Ваше высочество уже читали текст «Париса» и должны были заметить, что он не предлагает воображению композитора те сильные страсти, величественные образы и трагические ситуации, которые волновали публику в «Альцесте» и позволяли прибегнуть к особым художественным эффектам. Поэтому и от музыки нельзя ожидать той же силы и энергии, точно так же, как от картины с ярким освещением невозможно требовать тех же эффектов светотени и тех же глубоких контрастов, которые художник может использовать в сюжете, рассчитанном на полутона. Ведь здесь перед нами не жена, столкнувшаяся с угрозой потерять мужа и ради его спасения решившаяся последовать в чёрное царство ночных теней и воззвать к подземным духам в жуткой лесной пустоши[80]; даже в своей долгой агонии она трепещет за судьбу своих детей и никак не может оторваться от обожаемого супруга. Здесь перед нами юный влюблённый, упорно борющийся с сопротивлением благородной и гордой женщины и, наконец, исчерпав все ухищрения неутомимой страсти, торжествующий над нею. Я должен был искать разнообразные оттенки, обнаруженные мною в различных характерах двух народов, фригийцев и спартанцев, и мне удалось противопоставить грубость и дикость одного из них нежности и мягкости другого. Поскольку пение в опере — это лишь разновидность декламации, я был уверен, что мне следует придать партии Елены врождённую суровость её народа, и мне кажется, что если я сохраню этот характер в музыке, то мне не поставят в упрёк некоторую уступку тривиальности. Когда ищешь правды, нужно приспосабливать свой стиль к трактуемому сюжету, и величайшие красоты мелодии и гармонии становятся ненужными и несовершенными, если они неуместны. Я не думаю, что «Парис» будет пользоваться большим успехом, чем «Альцеста». Что касается моей цели — произвести желаемую реформу в сочинении музыки — то тут я предвижу самые большие препятствия, которые, однако, не помешают мне довести мои начинания до успешного завершения. И если мне удастся заслужить одобрение Вашего высочества, я буду с удовольствием неустанно повторять: «Tollite syparium, sufficit mihi unus Plato pro cuncto populo»[81].

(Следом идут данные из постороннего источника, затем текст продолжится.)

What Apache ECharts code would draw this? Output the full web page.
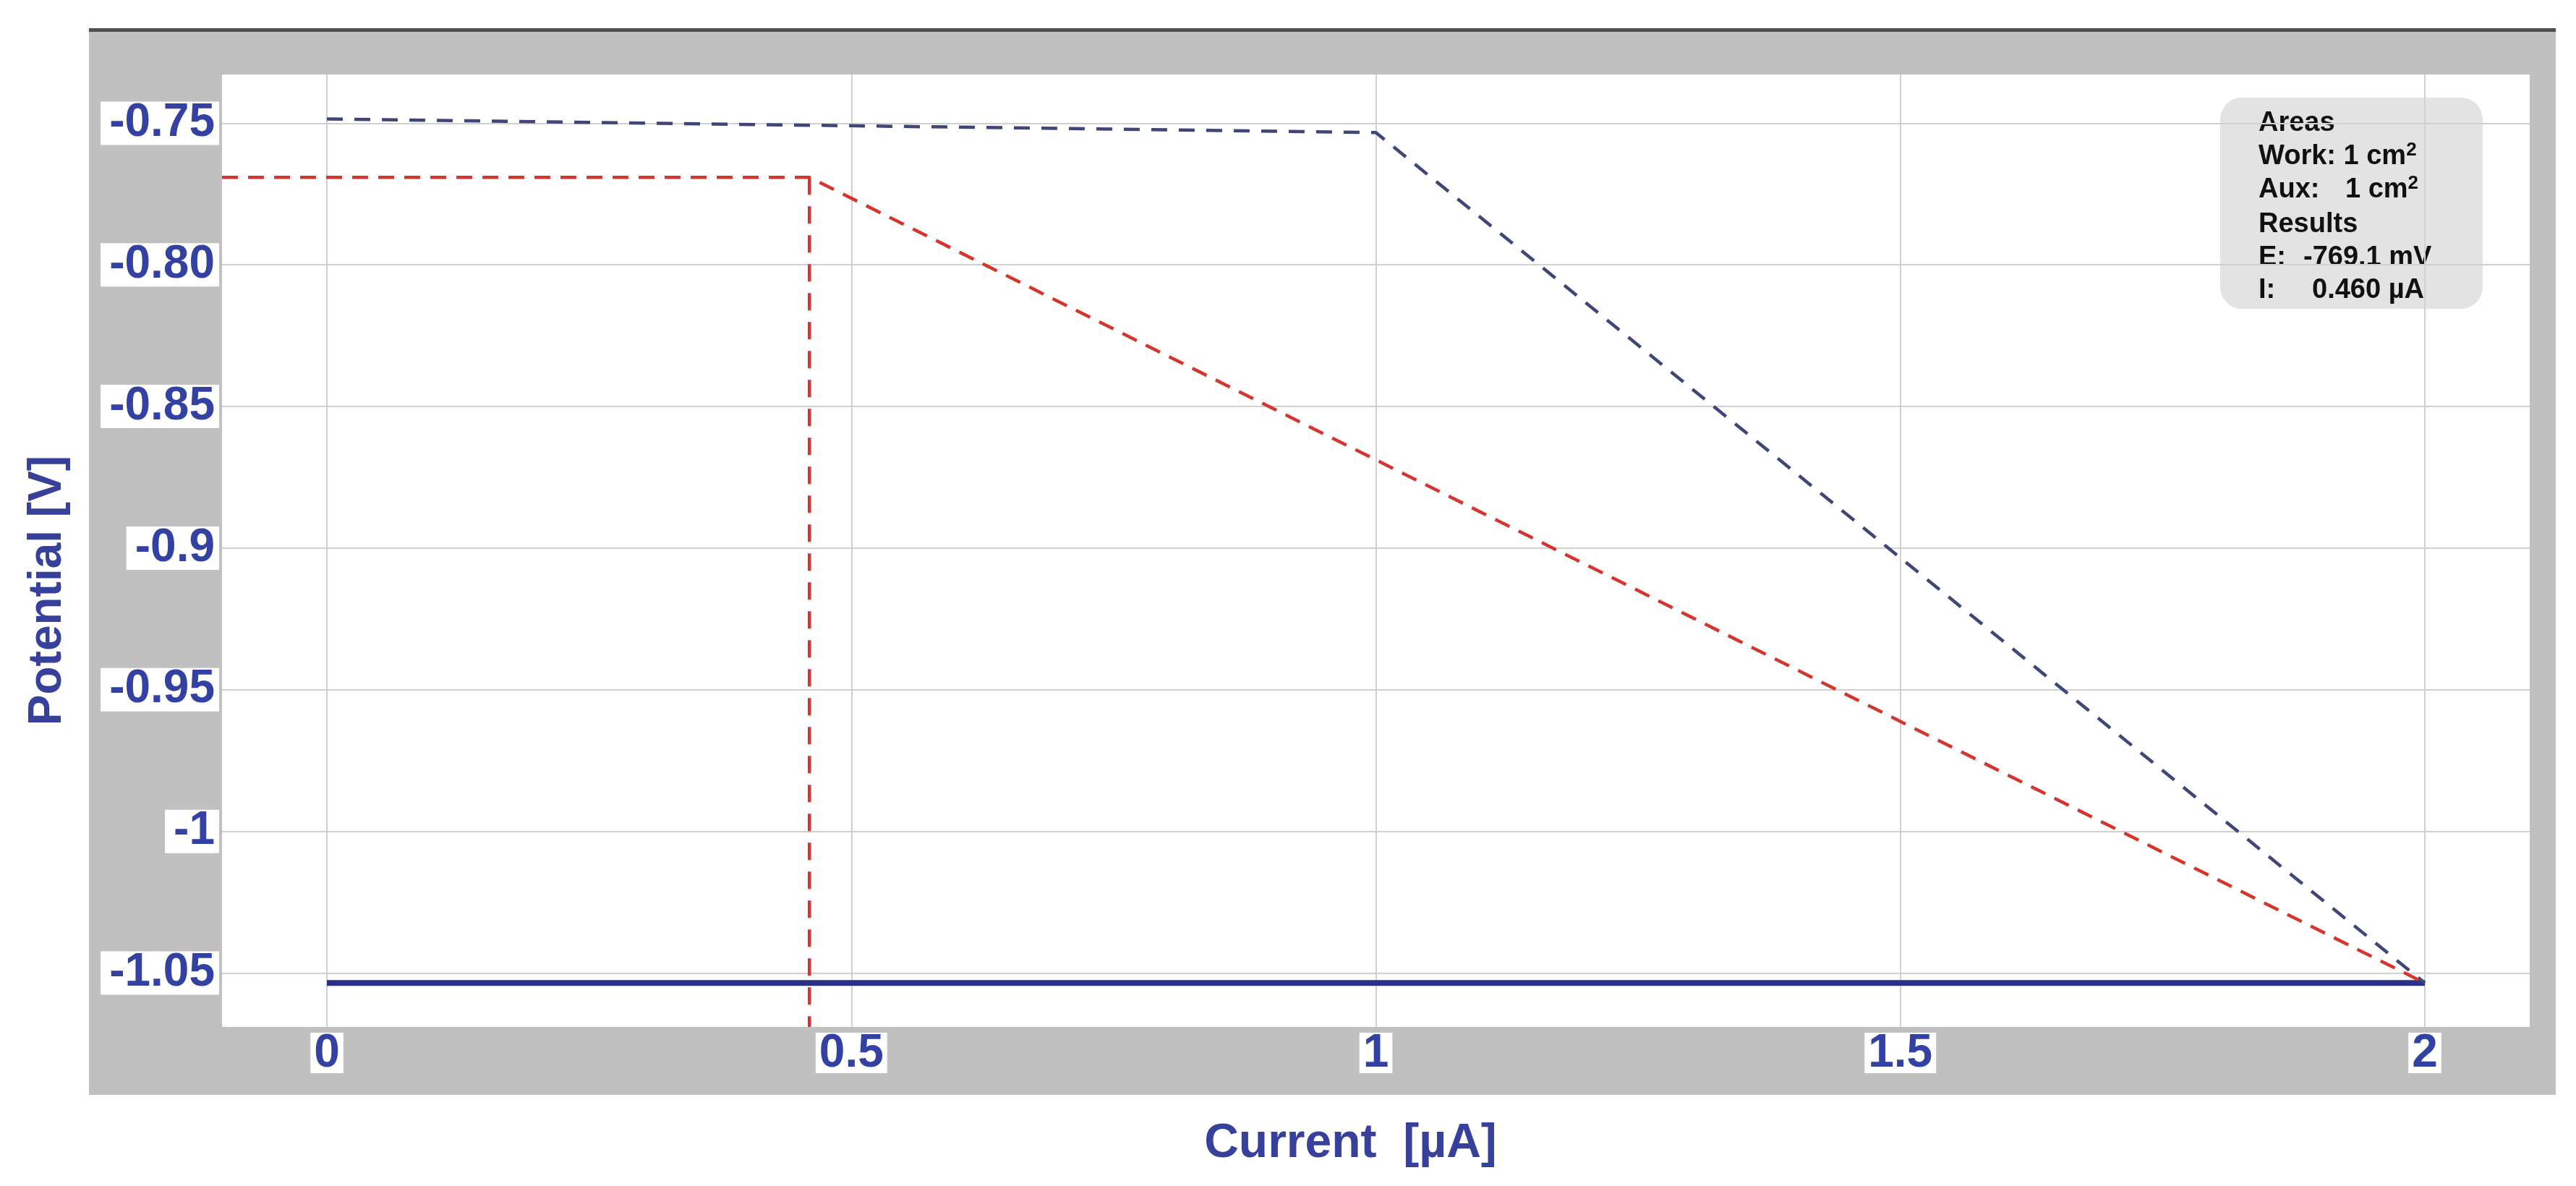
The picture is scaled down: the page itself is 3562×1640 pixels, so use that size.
<!DOCTYPE html>
<html>
<head>
<meta charset="utf-8">
<title>Potential vs Current</title>
<script src="https://cdn.jsdelivr.net/npm/echarts@6/dist/echarts.min.js"></script>
<style>
  html, body { margin: 0; padding: 0; background: #fff; }
  #chart { width: 3562px; height: 1640px; }
</style>
</head>
<body>
<div id="chart"></div>
<script>
// ---------- data ----------
const xTicks = [0, 0.5, 1, 1.5, 2]
const xTickLabels = ['0', '0.5', '1', '1.5', '2']
const yTicks = [-0.75, -0.8, -0.85, -0.9, -0.95, -1, -1.05]
const yTickLabels = ['-0.75', '-0.80', '-0.85', '-0.9', '-0.95', '-1', '-1.05']

// solid baseline (current µA, potential V)
const baseI = [0, 2]
const baseE = [-1.0535, -1.0535]
// dashed blue trace
const traceI = [0, 1, 2]
const traceE = [-0.7485, -0.7533, -1.0535]
// red construction lines
const redSlopeI = [-0.1, 0.46, 2]
const redSlopeE = [-0.7691, -0.7691, -1.0535]
const redDropI = [0.46, 0.46]
const redDropE = [-0.7691, -1.069]

// results box
const areaWork = 1 // cm²
const areaAux = 1 // cm²
const resultE = -769.1 // mV
const resultI = 0.460 // µA

// ---------- styling ----------
const FONT = '"Liberation Sans", Arial, sans-serif'
const BLUE_TXT = '#3341a3'
const TITLE_TXT = '#37409a'
const RED = '#d4352e'

const zip = (a, b) => a.map((v, i) => [v, b[i]])
const pick = (ticks, labels) => v => {
  const i = ticks.findIndex(t => Math.abs(t - v) < 1e-9)
  return i >= 0 ? labels[i] : ''
}

const tickLabel = {
  color: BLUE_TXT,
  fontFamily: FONT,
  fontWeight: 'bold',
  fontSize: 64,
  backgroundColor: '#fff'
}

const infoRich = {
  t: { fill: '#111', font: `bold 38px ${FONT}`, lineHeight: 44 },
  s: { fill: '#111', font: `bold 26px ${FONT}`, lineHeight: 44, verticalAlign: 'top' }
}
const infoText = (x, y, text) => ({
  type: 'text',
  x, y,
  style: { text, rich: infoRich, verticalAlign: 'middle' }
})

const chart = echarts.init(document.getElementById('chart'))

chart.setOption({
  animation: false,
  backgroundColor: '#fff',
  grid: {
    left: 307, right: 64, top: 103, bottom: 220,
    show: true, backgroundColor: '#fff', borderWidth: 0
  },
  xAxis: {
    type: 'value',
    min: -0.1,
    max: 2.1,
    name: 'Current  [µA]',
    nameLocation: 'middle',
    nameGap: 129,
    nameTextStyle: { color: TITLE_TXT, fontFamily: FONT, fontWeight: 'bold', fontSize: 66, padding: [0, 70, 0, 0] },
    axisLine: { show: false },
    axisTick: { show: false, customValues: xTicks },
    axisLabel: {
      ...tickLabel,
      customValues: xTicks,
      formatter: pick(xTicks, xTickLabels),
      margin: 8,
      padding: [4, 5, 2, 5],
      lineHeight: 50
    },
    splitLine: { show: true, lineStyle: { color: '#d0d0d0', width: 2 } }
  },
  yAxis: {
    type: 'value',
    min: -1.069,
    max: -0.7328,
    name: 'Potential [V]',
    nameLocation: 'middle',
    nameRotate: 90,
    nameGap: 209,
    nameTextStyle: { color: TITLE_TXT, fontFamily: FONT, fontWeight: 'bold', fontSize: 64, padding: [0, 110, 0, 0] },
    axisLine: { show: false },
    axisTick: { show: false, customValues: yTicks },
    axisLabel: {
      ...tickLabel,
      customValues: yTicks,
      formatter: pick(yTicks, yTickLabels),
      margin: 4,
      padding: [6, 6, 4, 12],
      lineHeight: 50
    },
    splitLine: { show: true, lineStyle: { color: '#d0d0d0', width: 2 } }
  },
  series: [
    {
      name: 'baseline',
      type: 'line',
      data: zip(baseI, baseE),
      showSymbol: false,
      lineStyle: { color: '#2b2f86', width: 8 },
      z: 3
    },
    {
      name: 'trace',
      type: 'line',
      data: zip(traceI, traceE),
      showSymbol: false,
      lineStyle: { color: '#3f4678', width: 4.5, type: [22, 16] },
      z: 4
    },
    {
      name: 'tangent',
      type: 'line',
      data: zip(redSlopeI, redSlopeE),
      showSymbol: false,
      lineStyle: { color: RED, width: 4.5, type: [22, 14] },
      z: 5
    },
    {
      name: 'drop',
      type: 'line',
      data: zip(redDropI, redDropE),
      showSymbol: false,
      lineStyle: { color: RED, width: 4.5, type: [24, 16] },
      z: 5
    }
  ],
  graphic: [
    // gray instrument frame behind the plot
    { type: 'rect', z: -10, silent: true, shape: { x: 123, y: 41, width: 3411, height: 1473 }, style: { fill: '#c0c0c0' } },
    { type: 'rect', z: -9, silent: true, shape: { x: 123, y: 39, width: 3411, height: 5 }, style: { fill: '#4f4f4f' } },
    // results box
    {
      type: 'group',
      z: 100,
      children: [
        { type: 'rect', shape: { x: 3070, y: 135, width: 363, height: 292, r: 30 }, style: { fill: '#e3e3e3' } },
        infoText(3123, 171, '{t|Areas}'),
        infoText(3123, 217, `{t|Work: ${areaWork} cm}{s|2}`),
        infoText(3123, 263, '{t|Aux:}'),
        infoText(3243, 263, `{t|${areaAux} cm}{s|2}`),
        infoText(3123, 311, '{t|Results}'),
        infoText(3123, 357, '{t|E:}'),
        infoText(3185, 357, `{t|${resultE.toFixed(1)} mV}`),
        infoText(3123, 402, '{t|I:}'),
        infoText(3197, 402, `{t|${resultI.toFixed(3)} µA}`)
      ]
    }
  ]
})
</script>
</body>
</html>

Имею честь оставаться, с глубочайшим почтением,
Вашего высочества смиреннейший, преданнейший и покорнейший слуга
кавалер Кристоф Глюк.
Из этого документа явствует прежде всего то, что радикальное преобразование музыкального и сценического языка музыкальной драмы, предпринятое в «Альцесте», не вызвало ожидавшегося Глюком и Кальцабиджи переворота в умах современников: композиторы продолжали творить в привычной манере, а ценители оперы, в том числе влиятельные меценаты, отнеслись к новациям реформаторов без энтузиазма. Более того, Глюк изначально несколько пессимистически расценивал шансы на успех «Париса и Елены». Видимо, он понимал, что сюжет, не содержавший ни трагических коллизий, ни даже сильных страстей, неспособен по-настоящему увлечь публику. Но почему же он всё-таки положил на музыку это либретто, весьма изящное в литературно-поэтическом отношении, однако сценически сильно заторможенное? В чём Глюк увидел его привлекательные стороны?
«Я должен был искать разнообразные оттенки, обнаруженные мною в различных характерах двух народов, фригийцев и спартанцев, и мне удалось противопоставить грубость и дикость одного из них нежности и мягкости другого», — сказано в посвящении. Идея контраста музыкальных образов разных народов была отнюдь не нова, однако сам контраст в данном случае выглядел необычным. У предшественников и современников Глюка такие качества, как «грубость и дикость», ассоциировались с персонажами-варварами, а «нежность и мягкость» — с представителями европейских ценностей, включая древних греков, римлян или средневековых рыцарей. Даже когда композиторы изображали Восток как царство роскоши, неги и всевозможных удовольствий, этому часто сопутствовало ощущение опасного соблазна, хищного коварства, аморальных излишеств. В частности, такие цивилизационные противопоставления в изобилии встречаются в музыке Генделя, как в операх («Ринальдо», «Юлий Цезарь в Египте», «Ксеркс»), так и в ораториях, где конфликт разворачивается между иудеями и язычниками («Самсон», «Александр Бал») или между язычниками и христианами («Феодора»), В «Ифигении в Тавриде» Траэтты древние греки сталкиваются с кровожадными скифами. В творчестве самого Глюка контрасты утончённой европейской и грубовато-шумной азиатской музыки встречались лишь в комических жанрах («Одураченный кади», «Пилигримы из Мекки»). Но в «Парисе и Елене» эта коллизия представлена в перевёрнутом виде: спартанцы суровы и воинственны, а явившиеся из Азии фригийцы — мягки и обходительны.